The receipt itself conveys important information. It reveals the flag’s prescribed dimensions, the quantity and cost of the materials used to make it, and the name of the flag’s maker. The order for the flag was placed in February 1807 during the aforementioned construction period when the fort transitioned from “Fort Jay” to “Fort Columbus.” The total cost of the flag was $103.30.
The official U. S. flag at this time contained 15 alternating red and white stripes, and 15 stars on a field of blue. It was the same pattern flag that flew over Fort McHenry during the War of 1812 which inspired Francis Scott Key to write “The Star Spangled Banner.” That flag was commissioned by Major George Armistead in 1813 and its dimensions were 42 x 30 feet. Each star was about two feet in diameter and each stripe about 24 inches wide. The field of blue was 20 x 16 feet.

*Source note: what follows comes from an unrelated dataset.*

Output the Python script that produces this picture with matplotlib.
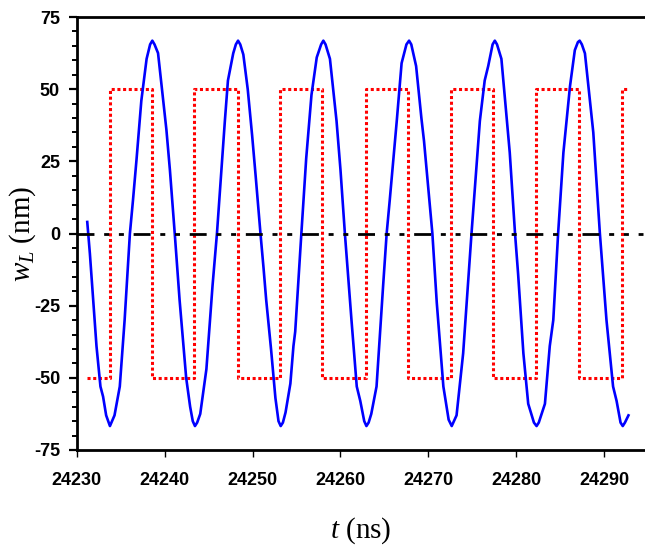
import matplotlib
matplotlib.use("Agg")
import matplotlib.pyplot as plt
from matplotlib.ticker import MultipleLocator

# blue curve w_L(t)
blue_t = [24231.2, 24231.5, 24231.9, 24232.25, 24232.7, 24233.0, 24233.35, 24233.78,
          24234.3, 24234.9, 24235.45, 24236.05, 24236.4, 24236.8, 24237.35, 24237.95,
          24238.35, 24238.6, 24238.85, 24239.25, 24239.7, 24240.2, 24240.6, 24241.15,
          24241.7, 24242.45, 24242.9, 24243.2, 24243.45, 24243.7, 24244.05, 24244.75,
          24245.45, 24245.95, 24246.85, 24247.2, 24247.8, 24248.1, 24248.35, 24248.6,
          24248.95, 24249.45, 24249.95, 24250.35, 24250.9, 24251.25, 24251.55, 24252.1,
          24252.6, 24252.95, 24253.2, 24253.45, 24253.75, 24254.3, 24254.65, 24254.85,
          24255.55, 24256.1, 24256.7, 24257.3, 24257.8, 24258.05, 24258.3, 24258.8,
          24259.55, 24260.0, 24260.5, 24261.25, 24261.85, 24262.25, 24262.7, 24262.95,
          24263.2, 24263.5, 24264.1, 24264.85, 24265.25, 24265.6, 24266.4, 24266.95,
          24267.5, 24267.8, 24268.05, 24268.6, 24269.2, 24269.5, 24270.45, 24270.95,
          24271.7, 24272.3, 24272.65, 24272.9, 24273.2, 24273.95, 24274.9, 24275.85,
          24276.4, 24276.8, 24277.3, 24277.55, 24277.8, 24278.3, 24279.25, 24279.85,
          24280.2, 24280.8, 24281.35, 24282.0, 24282.3, 24282.55, 24283.25, 24283.8,
          24284.2, 24284.75, 24285.35, 24286.1, 24286.65, 24287.0, 24287.2, 24287.45,
          24287.8, 24288.75, 24289.5, 24290.25, 24291.0, 24291.4, 24291.85, 24292.1,
          24292.35, 24292.75]
blue_w = [4, -7, -24, -39, -53, -56.5, -63, -66.7,
          -63, -53, -30, 0, 11.5, 25.5, 46, 60.5,
          65.5, 66.8, 65.5, 62.5, 50, 36, 22, 0,
          -23, -50, -60, -65, -66.7, -65.5, -62.5, -47,
          -18, 0, 39, 53, 62.4, 65.5, 66.8, 65.5,
          62, 50, 34, 20, 0, -12, -23, -40,
          -57, -65, -66.7, -65.5, -62, -52, -39, -34,
          0, 26, 48, 61, 65.5, 66.8, 65.5, 60.5,
          39, 22, 0, -30, -53, -58, -65, -66.7,
          -65.5, -62.5, -53, -18, 0, 11.5, 39, 59,
          65.5, 66.8, 65.5, 58, 40, 32, 0, -24,
          -53, -64.5, -66.7, -65, -63, -41.5, 0, 39,
          53, 58, 65.5, 66.8, 65.5, 60.5, 28, 0,
          -14, -41.5, -59, -65.5, -66.7, -65.5, -59, -39,
          -30, 0, 28, 51, 63.5, 66.3, 66.8, 65.5,
          62.4, 35, 0, -30, -53, -58, -65.5, -66.7,
          -65.5, -63]

# red square wave: switching times and levels
red_t = [24231.14, 24233.79, 24238.6, 24243.34, 24248.31, 24253.15, 24257.93,
         24262.87, 24267.71, 24272.53, 24277.38, 24282.24, 24287.09, 24291.98, 24292.81]
red_w = [-50, 50, -50, 50, -50, 50, -50, 50, -50, 50, -50, 50, -50, 50, 50]

# zero reference line
zero_t = [24230, 24294.4]
zero_w = [0, 0]

x_ticks = [24230, 24240, 24250, 24260, 24270, 24280, 24290]
y_ticks = [-75, -50, -25, 0, 25, 50, 75]

plt.rcParams['axes.unicode_minus'] = False
plt.rcParams['lines.scale_dashes'] = False
plt.rcParams['mathtext.fontset'] = 'custom'
plt.rcParams['mathtext.rm'] = 'Liberation Serif'
plt.rcParams['mathtext.it'] = 'Liberation Serif:italic'

fig = plt.figure(figsize=(6.45, 5.45), dpi=100)
ax = fig.add_axes([76.7 / 645, 95 / 545, 1 - 76.7 / 645, 433 / 545])

ax.plot(red_t, red_w, drawstyle='steps-post', color='#FF0000', lw=2.2,
        dashes=(2.2, 1.9), dash_capstyle='butt', zorder=2)
ax.plot(blue_t, blue_w, color='#0000FF', lw=1.9, zorder=3)
ax.plot(zero_t, zero_w, color='black', lw=2.0,
        dashes=(12.2, 7.0, 3.6, 7.0, 3.6, 7.0), zorder=4)

ax.set_xlim(24230, 24230 + (645 - 76.7) / 8.793)
ax.set_ylim(-75, 75)
ax.set_xticks(x_ticks)
ax.set_yticks(y_ticks)
ax.yaxis.set_minor_locator(MultipleLocator(5))

ax.spines['right'].set_visible(False)
for s in ['left', 'bottom', 'top']:
    ax.spines[s].set_linewidth(2.0)

ax.tick_params(axis='y', which='major', direction='out', length=6, width=1.6, pad=6)
ax.tick_params(axis='y', which='minor', direction='out', length=3.5, width=1.4)
ax.tick_params(axis='x', which='major', direction='out', length=5, width=1.0, pad=11)
ax.tick_params(right=False, top=False)

for lab in ax.get_xticklabels() + ax.get_yticklabels():
    lab.set_fontfamily('Liberation Sans')
    lab.set_fontweight('bold')
    lab.set_fontsize(13)

ax.set_ylabel(r'$w_L$ (nm)', fontfamily='Liberation Serif', fontsize=21)
ax.yaxis.set_label_coords(-0.068, 0.5)
ax.set_xlabel(r'$t$ (ns)', fontfamily='Liberation Serif', fontsize=21)
ax.xaxis.set_label_coords(0.5, -0.15)

fig.savefig("out.png", dpi=100)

By comparison, the “Jay Fort” flag commissioned by Capt. Whiley in 1807 was 44 x 25 feet—slighter longer and considerably narrower. The field of blue only 14 x 12 feet, correspondingly smaller. What is most unusual, however, is the specification calling for 17 stripes instead of the 15 stars and 15 stripes prescribed by the second Flag Act on 1794.

The receipt also reveals to us that the order for making the Fort Jay flag was placed in 1807 with Simon Schermerhorn whom I believe to be the same Simon Schermerhorn (1748-1818) described as a New York City merchant and ship’s chandler in city and census records. His parents, I believe, were John Shermerhorn and Sara Canon.